I recommend finding a course syllabus for an old, retired course on the subject that you want to learn. For example, here is a retired course page for abstract algebra:

https://math.berkeley.edu/~ianagol/113.F10/

This is nice because it tells you exactly what to read, in what order, paired with a schedule of exercises. Sometimes you can even find retired course pages for your particular subject, which have links to YouTube videos for lectures and so on.

So the ideal is to find a retired course web page with as much helpful stuff — essentially, this way the professor structures your studies for you!

Almost as good, is to find a free online course, like at Coursera or EdX. These often do the work of structuring your studies for you.

Go it alone

If all else fails, you can either try to just read the book and do the exercises at the end of the chapter — here you will have to just rely on your instincts about how much exercise is enough to move on. You never want to do no exercises, but also, rarely should you do all of the exercises at the end of a chapter. That can cause a lot of wasted time that you could have more productively spent moving to the next subject. Picking the right balance is an art you can hone with lots of experience, but there is no generally applicable rule for how to strike the balance.

Tutor

Alternately, again, you can try to find a tutor who can give you a schedule of reading and exercises.

4. What is a typical sequence of subjects to learn undergraduate mathematics?

Below is a bare-bones sequence, which would be common to anyone who has finished a mathematics degree.

It is broken into levels. Inside of any level, the order of the courses does not matter, so they can all be studied in parallel. But in general, you should finish a level before moving on to higher-numbered levels.

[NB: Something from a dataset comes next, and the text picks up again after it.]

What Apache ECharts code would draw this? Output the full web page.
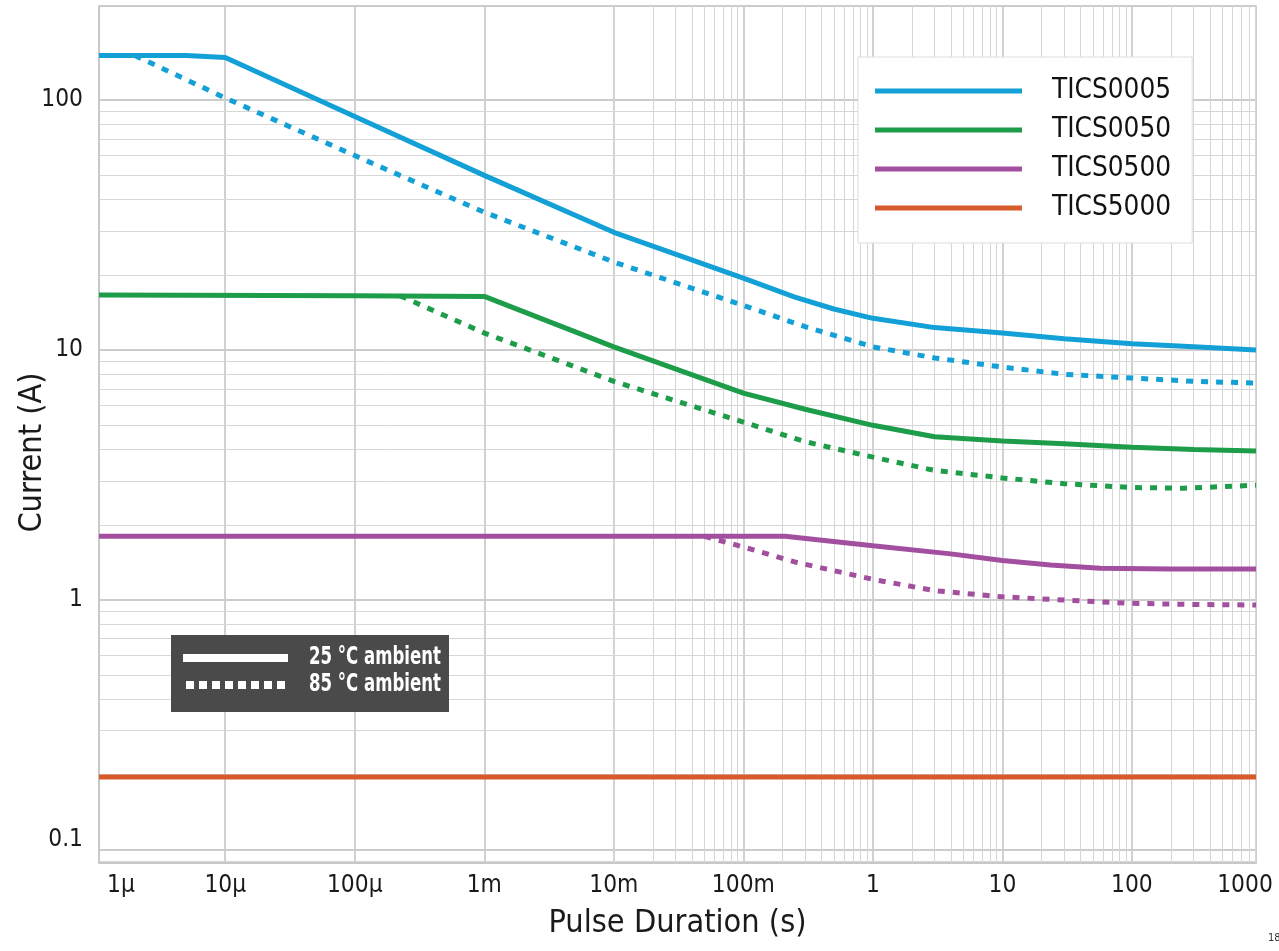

It also doesn’t include classes that could be helpful but aren’t strictly necessary, like statistics or pre-calculus. The point is to list the least possible number of classes that would get you to the common core material that all math undergraduates should be exposed to.

You should feel invited to add into the sequence extra things that are special to your interests, or which might help or smooth over the transitions between levels.

I also list a subject at the earliest possible level that it would be reasonable to study it. For example, in America it is very unusual for a student to study real analysis before studying the full calculus sequence. Still, after calculus 1, there is really no reason why you can’t go ahead and start on real analysis. Hence I’ve put this subject at a lower level that one might expect given that it’s usually only studied by a relatively more mature student than one who takes calc 2.

Level 1

Algebra, geometry, symbolic logic.

Level 2

Calculus 1, linear algebra, discrete mathematics.

Level 3

Calculus 2, differential equations, abstract algebra, real analysis.

Level 4

Calculus 3, complex analysis, topology.

5. What are some recommended books for these subjects?

Rather than recommend specific books, I would probably encourage anyone to first pick a resource and syllabus as I described above for structuring your studies.